Think Freely Media presents Common Sense with Paul Jacob

H.L. Mencken and George Jean Nathan, when they took over the early 20th century journal Smart Set, served it up with a great motto: “One Civilized Reader Is Worth a Thousand Boneheads.” That’s how I feel about my readers. I almost always enjoy the comments section of, and sometimes learn something important.

I especially enjoy it when my readers show they are on the right track, thinking of reforms that exhibit a sense of both justice and savvy use of incentives and disincentives to restrain the political class. Jennifer Gratz suggests “making the hurdle higher for politicians to get on the ballot”:

Tie ballot access for state-wide candidates to the same burden as initiatives. Names only appear on the ballot if they meet the same signature gathering threshold as a state-wide initiative: same requirements, same laws, same restrictions, same burdens.  Win in one state and politicians may stop messing with the I&R process. . . .


As I reported this weekend on, Michigan legislators are in “voter suppression” mode again. It’s no surprise, since politicians tend to “have their own, almost personal, reasons to disdain direct democracy. They see citizen action as direct competition.
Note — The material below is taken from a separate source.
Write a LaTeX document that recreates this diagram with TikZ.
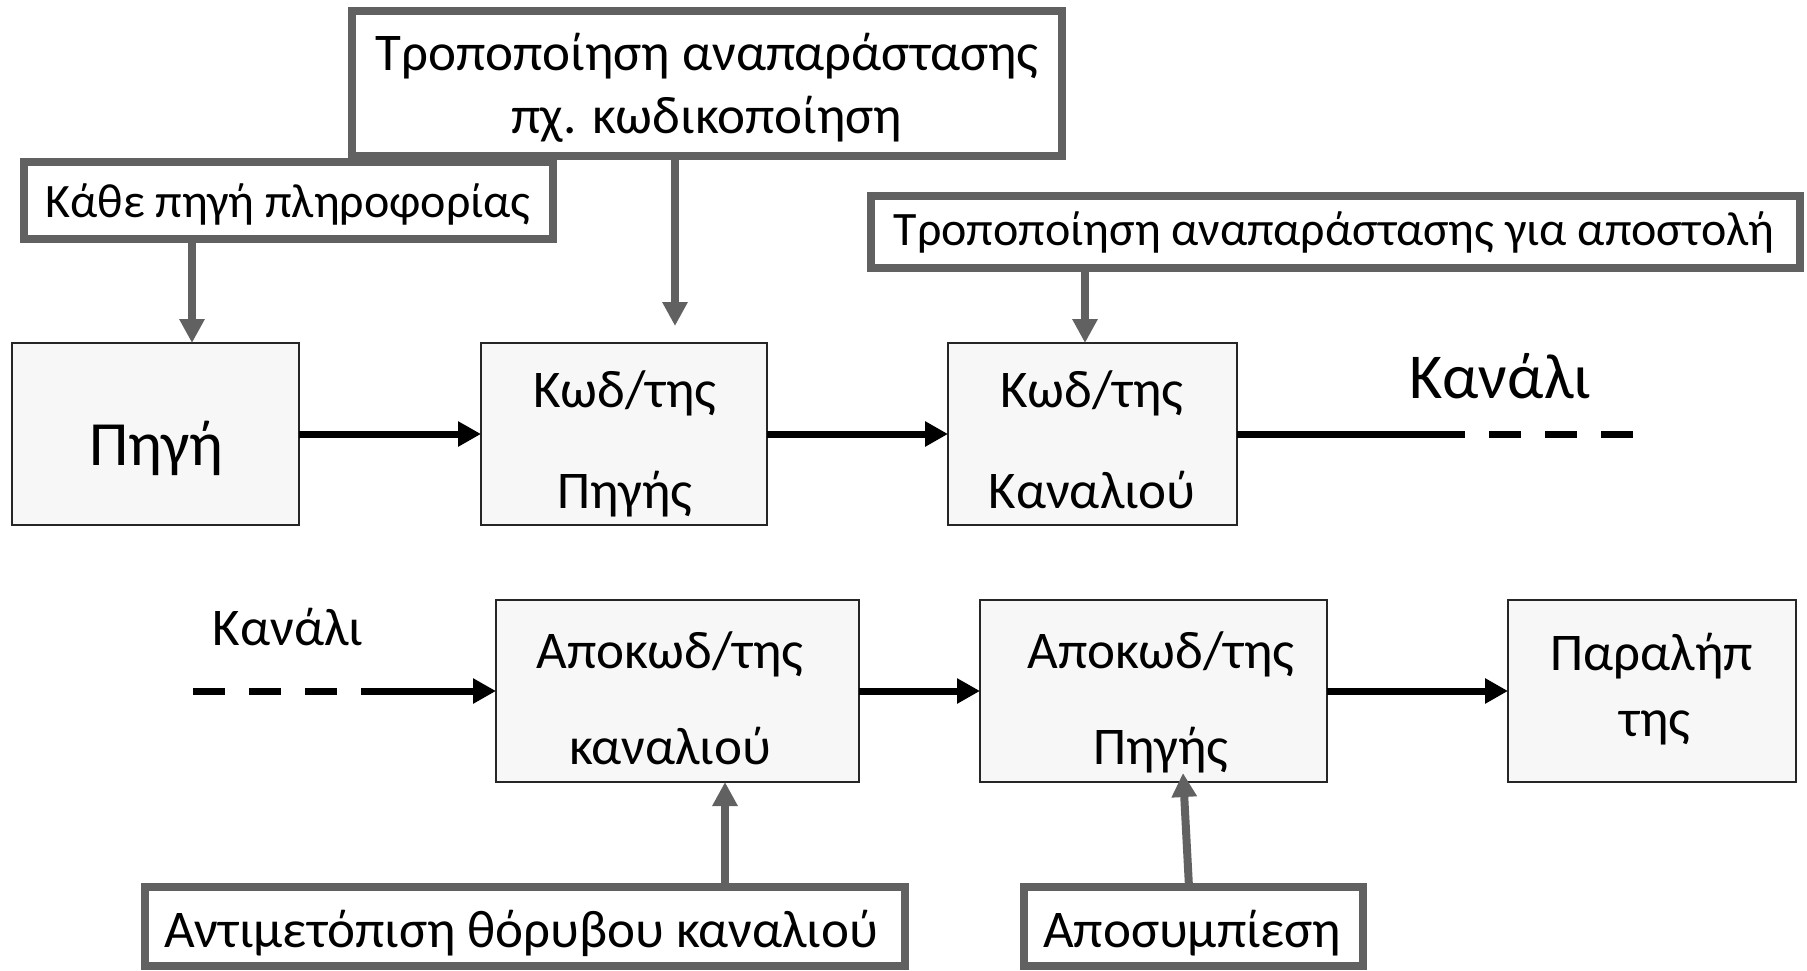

And so their ‘reform’ ideas so far put forth run the usual gamut of insiders’ vexation with ‘outsiders.’” Perhaps the only permanent solution to constraining their lust to restrict citizen input is to constitutionally put them on the same footing as citizens.

What better place than ballot access for statewide offices?

Were party-supported candidates and incumbents all required to get the same number of signatures onto the ballot as initiative measures, the insiders would just have to lower the required number of signatures.

This is Common Sense. I’m Paul Jacob.

By: Redactor


  1. james Dixon says:

    There should be, at least, three requirements for running for office (apart from what is stipulated in the Constitution).

    1. Pass a basic test on economics
    2. Pass a rigorous test on the US Constitution
    3. Pass a basic test in symbolic logic

    Jim Dixon

  2. Neal says:

    COMMON SENSE…If a politician could answer truthfully this question:

    What would YOU do, if you knew it would never be found out?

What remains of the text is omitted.